— START MATERIAL PROVIDED —

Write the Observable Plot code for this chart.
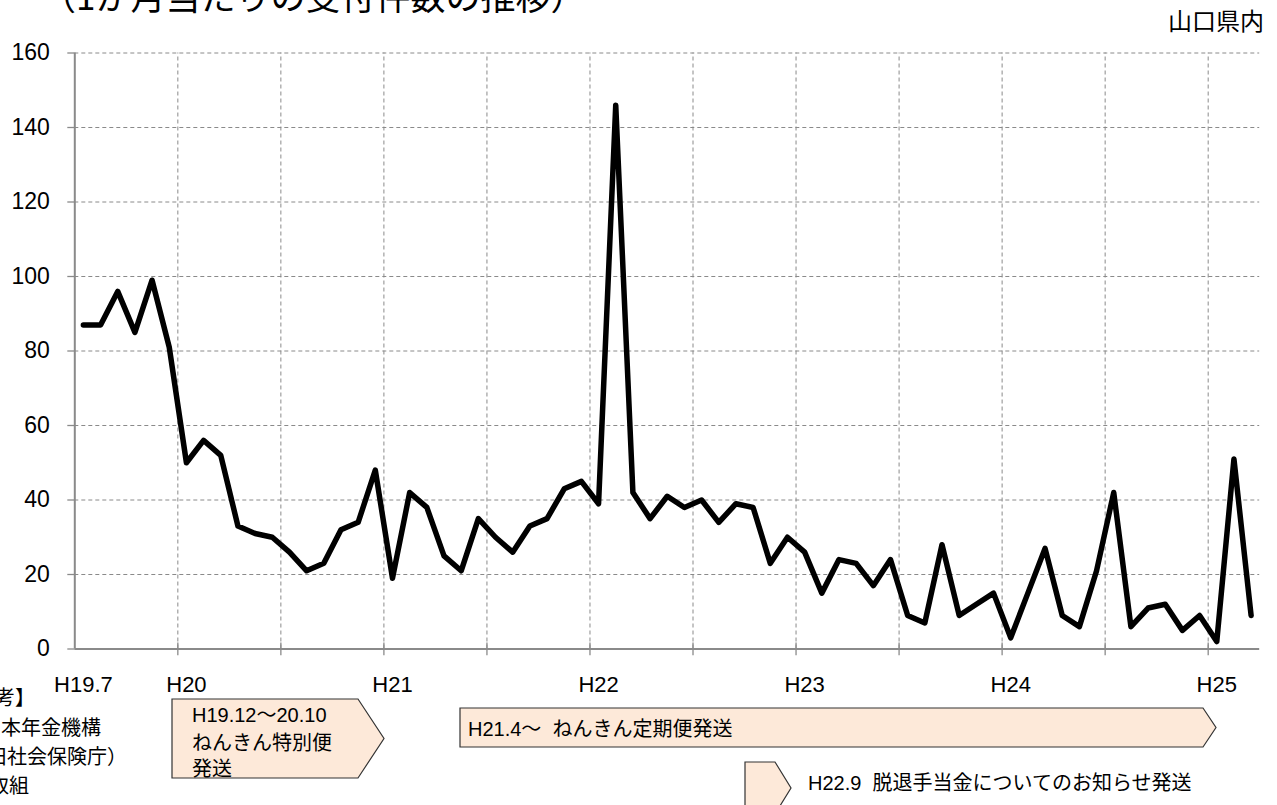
<!DOCTYPE html>
<html>
<head>
<meta charset="utf-8">
<script src="https://cdn.jsdelivr.net/npm/d3@7"></script>
<script src="https://cdn.jsdelivr.net/npm/@observablehq/plot@0.6"></script>
<style>
  html, body { margin: 0; padding: 0; background: #fff; }
  #wrap { position: relative; width: 1277px; height: 805px; overflow: hidden; background: #fff; }
  #wrap > svg { position: absolute; left: 0; top: 0; }
</style>
</head>
<body>
<div id="wrap"></div>
<script>
// ---- data ----
const months = [
  "H19.7","H19.8","H19.9","H19.10","H19.11","H19.12",
  "H20.1","H20.2","H20.3","H20.4","H20.5","H20.6","H20.7","H20.8","H20.9","H20.10","H20.11","H20.12",
  "H21.1","H21.2","H21.3","H21.4","H21.5","H21.6","H21.7","H21.8","H21.9","H21.10","H21.11","H21.12",
  "H22.1","H22.2","H22.3","H22.4","H22.5","H22.6","H22.7","H22.8","H22.9","H22.10","H22.11","H22.12",
  "H23.1","H23.2","H23.3","H23.4","H23.5","H23.6","H23.7","H23.8","H23.9","H23.10","H23.11","H23.12",
  "H24.1","H24.2","H24.3","H24.4","H24.5","H24.6","H24.7","H24.8","H24.9","H24.10","H24.11","H24.12",
  "H25.1","H25.2","H25.3"
];
const counts = [
  87,87,96,85,99,81,
  50,56,52,33,31,30,26,21,23,32,34,48,
  19,42,38,25,21,35,30,26,33,35,43,45,
  39,146,42,35,41,38,40,34,39,38,23,30,
  26,15,24,23,17,24,9,7,28,9,12,15,
  3,15,27,9,6,21,42,6,11,12,5,9,
  2,51,9
];
const xTickMonths = ["H19.7","H20.1","H21.1","H22.1","H23.1","H24.1","H25.1"];
const xTickLabels = ["H19.7","H20","H21","H22","H23","H24","H25"];
const yTicks = [0,20,40,60,80,100,120,140,160];
const titleText = "（1か月当たりの受付件数の推移）";
const unitText = "山口県内";
const noteLines = ["【参考】","日本年金機構","（旧社会保険庁）","の取組"];
const events = [
  ["H19.12～20.10","ねんきん特別便","発送"],
  ["H21.4～  ねんきん定期便発送"],
  ["H22.9  脱退手当金についてのお知らせ発送"]
];

const table = counts.map((v, i) => ({i, month: months[i], value: v}));
const tickIdx = xTickMonths.map(m => months.indexOf(m));
const labelOf = new Map(tickIdx.map((k, j) => [k, xTickLabels[j]]));
// boundaries every 6 months (between H19.12/H20.1, H20.6/H20.7 ...)
const boundaries = months.map((m, i) => i).filter(i => i > 0 && (i - 6) % 6 === 0).map(i => i - 0.5);

const W = 1277, H = 805;
const FONT = "'Liberation Sans', Arial, 'Noto Sans CJK JP', sans-serif";
const JFONT = "'Noto Sans CJK JP', 'Noto Sans', sans-serif";
const GRID = "#8a8a8a";

const chart = Plot.plot({
  width: W,
  height: H,
  marginLeft: 74.3,
  marginRight: 17.8,
  marginTop: 52.5,
  marginBottom: 156.5,
  style: {fontFamily: FONT, fontSize: "22px", color: "#000", background: "transparent"},
  x: {type: "linear", domain: [-0.5, months.length - 0.5], axis: null, label: null},
  y: {domain: [0, 160], axis: null, label: null},
  marks: [
    Plot.ruleY(yTicks.filter(d => d > 0), {stroke: GRID, strokeWidth: 1, strokeDasharray: "4,3"}),
    Plot.ruleX(boundaries, {y1: 0, y2: 160, stroke: GRID, strokeWidth: 1, strokeDasharray: "4,3"}),
    // x-axis tick marks at boundaries
    Plot.ruleX(boundaries, {y1: 1.6, y2: -1.8, stroke: GRID, strokeWidth: 1.3}),
    // y-axis tick marks
    Plot.ruleY(yTicks, {x1: -0.5 - 7 / 17.17, x2: -0.5, stroke: GRID, strokeWidth: 1.3}),
    // axis lines
    Plot.ruleY([0], {stroke: GRID, strokeWidth: 2}),
    Plot.ruleX([-0.5], {y1: 0, y2: 160, stroke: GRID, strokeWidth: 2}),
    Plot.axisY({ticks: yTicks, tickSize: 0, tickPadding: 25, fontSize: 23, fill: "#000", label: null}),
    Plot.axisX({ticks: tickIdx, tickSize: 0, tickPadding: 27, tickFormat: d => labelOf.get(d), fontSize: 22, fill: "#000", label: null}),
    Plot.line(table, {x: "i", y: "value", stroke: "#000", strokeWidth: 5.5, strokeLinejoin: "round", strokeLinecap: "round"})
  ]
});
document.getElementById("wrap").appendChild(chart);

// ---- overlay texts and event arrows ----
const svg = d3.select("#wrap").append("svg")
  .attr("width", W).attr("height", H)
  .style("pointer-events", "none");

svg.append("text").attr("x", 41).attr("y", 10)
  .attr("font-family", JFONT).attr("font-size", 35).attr("fill", "#000")
  .text(titleText);

svg.append("text").attr("x", 1264).attr("y", 30).attr("text-anchor", "end")
  .attr("font-family", JFONT).attr("font-size", 24).attr("fill", "#000")
  .text(unitText);

const noteEnds = [35, 101, 127, 29];
const noteBase = [705, 735, 764, 793];
noteLines.forEach((t, k) => {
  svg.append("text").attr("x", noteEnds[k]).attr("y", noteBase[k]).attr("text-anchor", "end")
    .attr("font-family", JFONT).attr("font-size", 20).attr("fill", "#000").text(t);
});

function pentagon(x0, y0, x1, tip, y1) {
  const ym = (y0 + y1) / 2;
  return `M${x0},${y0}L${x1},${y0}L${tip},${ym}L${x1},${y1}L${x0},${y1}Z`;
}
const shapes = [
  {box: [172, 699, 358, 384, 778], tx: 192, base: [722, 750, 776]},
  {box: [460, 708, 1203, 1216, 747], tx: 468, base: [736]},
  {box: [745, 762, 775, 791, 814], tx: 808, base: [790]}
];
shapes.forEach((s, k) => {
  svg.append("path").attr("d", pentagon(...s.box))
    .attr("fill", "#fde9d9").attr("stroke", "#333").attr("stroke-width", 1.2);
  events[k].forEach((line, j) => {
    svg.append("text").attr("x", s.tx).attr("y", s.base[j])
      .attr("font-family", FONT).attr("font-size", 20).attr("fill", "#000")
      .style("white-space", "pre")
      .text(line);
  });
});
</script>
</body>
</html>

— END MATERIAL PROVIDED —

- [EXERCISE]: Give the data again exactly as written, with all pictures left out.

- [SOLUTION FOR THIS PROBLEM]:
Write the Observable Plot code for this chart.
<!DOCTYPE html>
<html>
<head>
<meta charset="utf-8">
<script src="https://cdn.jsdelivr.net/npm/d3@7"></script>
<script src="https://cdn.jsdelivr.net/npm/@observablehq/plot@0.6"></script>
<style>
  html, body { margin: 0; padding: 0; background: #fff; }
  #wrap { position: relative; width: 1277px; height: 805px; overflow: hidden; background: #fff; }
  #wrap > svg { position: absolute; left: 0; top: 0; }
</style>
</head>
<body>
<div id="wrap"></div>
<script>
// ---- data ----
const months = [
  "H19.7","H19.8","H19.9","H19.10","H19.11","H19.12",
  "H20.1","H20.2","H20.3","H20.4","H20.5","H20.6","H20.7","H20.8","H20.9","H20.10","H20.11","H20.12",
  "H21.1","H21.2","H21.3","H21.4","H21.5","H21.6","H21.7","H21.8","H21.9","H21.10","H21.11","H21.12",
  "H22.1","H22.2","H22.3","H22.4","H22.5","H22.6","H22.7","H22.8","H22.9","H22.10","H22.11","H22.12",
  "H23.1","H23.2","H23.3","H23.4","H23.5","H23.6","H23.7","H23.8","H23.9","H23.10","H23.11","H23.12",
  "H24.1","H24.2","H24.3","H24.4","H24.5","H24.6","H24.7","H24.8","H24.9","H24.10","H24.11","H24.12",
  "H25.1","H25.2","H25.3"
];
const counts = [
  87,87,96,85,99,81,
  50,56,52,33,31,30,26,21,23,32,34,48,
  19,42,38,25,21,35,30,26,33,35,43,45,
  39,146,42,35,41,38,40,34,39,38,23,30,
  26,15,24,23,17,24,9,7,28,9,12,15,
  3,15,27,9,6,21,42,6,11,12,5,9,
  2,51,9
];
const xTickMonths = ["H19.7","H20.1","H21.1","H22.1","H23.1","H24.1","H25.1"];
const xTickLabels = ["H19.7","H20","H21","H22","H23","H24","H25"];
const yTicks = [0,20,40,60,80,100,120,140,160];
const titleText = "（1か月当たりの受付件数の推移）";
const unitText = "山口県内";
const noteLines = ["【参考】","日本年金機構","（旧社会保険庁）","の取組"];
const events = [
  ["H19.12～20.10","ねんきん特別便","発送"],
  ["H21.4～  ねんきん定期便発送"],
  ["H22.9  脱退手当金についてのお知らせ発送"]
];

const table = counts.map((v, i) => ({i, month: months[i], value: v}));
const tickIdx = xTickMonths.map(m => months.indexOf(m));
const labelOf = new Map(tickIdx.map((k, j) => [k, xTickLabels[j]]));
// boundaries every 6 months (between H19.12/H20.1, H20.6/H20.7 ...)
const boundaries = months.map((m, i) => i).filter(i => i > 0 && (i - 6) % 6 === 0).map(i => i - 0.5);

const W = 1277, H = 805;
const FONT = "'Liberation Sans', Arial, 'Noto Sans CJK JP', sans-serif";
const JFONT = "'Noto Sans CJK JP', 'Noto Sans', sans-serif";
const GRID = "#8a8a8a";

const chart = Plot.plot({
  width: W,
  height: H,
  marginLeft: 74.3,
  marginRight: 17.8,
  marginTop: 52.5,
  marginBottom: 156.5,
  style: {fontFamily: FONT, fontSize: "22px", color: "#000", background: "transparent"},
  x: {type: "linear", domain: [-0.5, months.length - 0.5], axis: null, label: null},
  y: {domain: [0, 160], axis: null, label: null},
  marks: [
    Plot.ruleY(yTicks.filter(d => d > 0), {stroke: GRID, strokeWidth: 1, strokeDasharray: "4,3"}),
    Plot.ruleX(boundaries, {y1: 0, y2: 160, stroke: GRID, strokeWidth: 1, strokeDasharray: "4,3"}),
    // x-axis tick marks at boundaries
    Plot.ruleX(boundaries, {y1: 1.6, y2: -1.8, stroke: GRID, strokeWidth: 1.3}),
    // y-axis tick marks
    Plot.ruleY(yTicks, {x1: -0.5 - 7 / 17.17, x2: -0.5, stroke: GRID, strokeWidth: 1.3}),
    // axis lines
    Plot.ruleY([0], {stroke: GRID, strokeWidth: 2}),
    Plot.ruleX([-0.5], {y1: 0, y2: 160, stroke: GRID, strokeWidth: 2}),
    Plot.axisY({ticks: yTicks, tickSize: 0, tickPadding: 25, fontSize: 23, fill: "#000", label: null}),
    Plot.axisX({ticks: tickIdx, tickSize: 0, tickPadding: 27, tickFormat: d => labelOf.get(d), fontSize: 22, fill: "#000", label: null}),
    Plot.line(table, {x: "i", y: "value", stroke: "#000", strokeWidth: 5.5, strokeLinejoin: "round", strokeLinecap: "round"})
  ]
});
document.getElementById("wrap").appendChild(chart);

// ---- overlay texts and event arrows ----
const svg = d3.select("#wrap").append("svg")
  .attr("width", W).attr("height", H)
  .style("pointer-events", "none");

svg.append("text").attr("x", 41).attr("y", 10)
  .attr("font-family", JFONT).attr("font-size", 35).attr("fill", "#000")
  .text(titleText);

svg.append("text").attr("x", 1264).attr("y", 30).attr("text-anchor", "end")
  .attr("font-family", JFONT).attr("font-size", 24).attr("fill", "#000")
  .text(unitText);

const noteEnds = [35, 101, 127, 29];
const noteBase = [705, 735, 764, 793];
noteLines.forEach((t, k) => {
  svg.append("text").attr("x", noteEnds[k]).attr("y", noteBase[k]).attr("text-anchor", "end")
    .attr("font-family", JFONT).attr("font-size", 20).attr("fill", "#000").text(t);
});

function pentagon(x0, y0, x1, tip, y1) {
  const ym = (y0 + y1) / 2;
  return `M${x0},${y0}L${x1},${y0}L${tip},${ym}L${x1},${y1}L${x0},${y1}Z`;
}
const shapes = [
  {box: [172, 699, 358, 384, 778], tx: 192, base: [722, 750, 776]},
  {box: [460, 708, 1203, 1216, 747], tx: 468, base: [736]},
  {box: [745, 762, 775, 791, 814], tx: 808, base: [790]}
];
shapes.forEach((s, k) => {
  svg.append("path").attr("d", pentagon(...s.box))
    .attr("fill", "#fde9d9").attr("stroke", "#333").attr("stroke-width", 1.2);
  events[k].forEach((line, j) => {
    svg.append("text").attr("x", s.tx).attr("y", s.base[j])
      .attr("font-family", FONT).attr("font-size", 20).attr("fill", "#000")
      .style("white-space", "pre")
      .text(line);
  });
});
</script>
</body>
</html>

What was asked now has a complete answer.